I am grateful to my noble friend. There were 14 amendments in this group, so it was not easy to tackle them all, not least since we managed to introduce them all in 18 minutes—it did not leave a lot of time for the preparation of notes on amendments. I am also grateful to the noble Lord, Lord Teverson, because the point he just made in his further intervention illustrated forcefully the point I was making. This is all absolutely fine if everybody agrees; it is when they do not agree that we want the legislation to tell us what happens. I do not think it does that yet.
My noble friend has explained that there will be a memorandum of understanding and, as we have heard, there is the 2012 concordat relating to licence conditions and how the economic link requirement is implemented and so on. I do not dispute that non-legislative means may well deliver the co-ordination between the fisheries policy authorities that is required, but it is not transparent to us now; nor is it transparent yet to the industry. That is why the National Federation of Fishermen’s Organisations asked, quite properly, the questions and illustrated how problems could arise; for example, on the implementation of the equal access objective.
My noble friend quite rightly challenged my drafting, but we can deal with that if we need to. It could perhaps be “statements under this Section” and not “under this Act”; we can deal with that very easily. If necessary, we can make it very clear that the independent reviewer could be resorted to by any of the fisheries policy authorities before the point at which the joint fisheries statement is made—that is just to clarify; I thought it was clear but it clearly was not. We can deal with the drafting.
The issue that we come back to is: what happens when they do not agree? I am afraid that my noble friend lapsed straight into the problem that I think we are trying to avoid, which is that the fisheries policy authorities that have devolved responsibilities will set out their policies and the Secretary of State will set out policies on reserved matters in the Secretary of State fisheries statement. As I think the noble Lord, Lord Teverson, made perfectly clear, we want and the industry needs—and it will clearly be better—all the policies to be set out in the joint fisheries statement.

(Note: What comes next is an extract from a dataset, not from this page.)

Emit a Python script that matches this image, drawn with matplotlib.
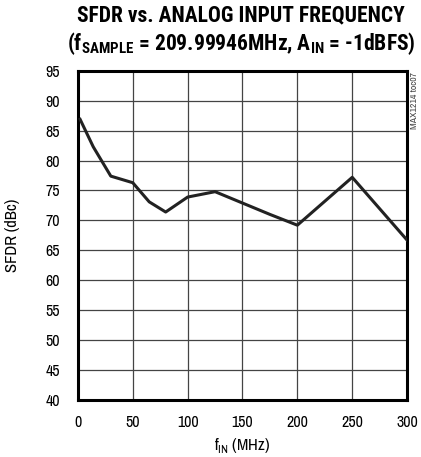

They can be; there is absolutely nothing in the Bill that requires the Secretary of State to publish a Secretary of State fisheries statement on reserved matters. The Secretary of State can put it all into the JFS. It would be better if it were all in the JFS, but it will all get into the JFS only if there is agreement between all the authorities to this effect. But that is pretty important: remember that the reserved matters in this context include quota functions—the catch quota and effort quota—which could, in certain circumstances, completely override what might otherwise be the licensing of fishing boats by devolved authorities. If we can get it all into the JFS, it would be a better outcome.
I will happily beg leave to withdraw the amendment, but I do not think that we have concluded this conversation. We need to keep this conversation going, and I hope that my noble friend will make it clear that we will—she does not need to go back to the Dispatch Box. On that basis, I beg leave to withdraw my amendment.
Amendment 36 withdrawn.
Clause 2 agreed.
Clause 3: Joint fisheries statement: procedure
Amendments 37 to 40 not moved.
Clause 3 agreed.
Clause 4: Secretary of State fisheries statement
Amendments 41 and 42 not moved.
Clause 4 agreed.
Clause 5: Secretary of State fisheries statement: procedure
Amendments 43 and 44 not moved.
Clause 5 agreed.
Clause 6: Fisheries management plans: duty to comply with proposals in JFS
Amendments 45 to 58 not moved.
House resumed. Committee to begin again not before 8.46 pm.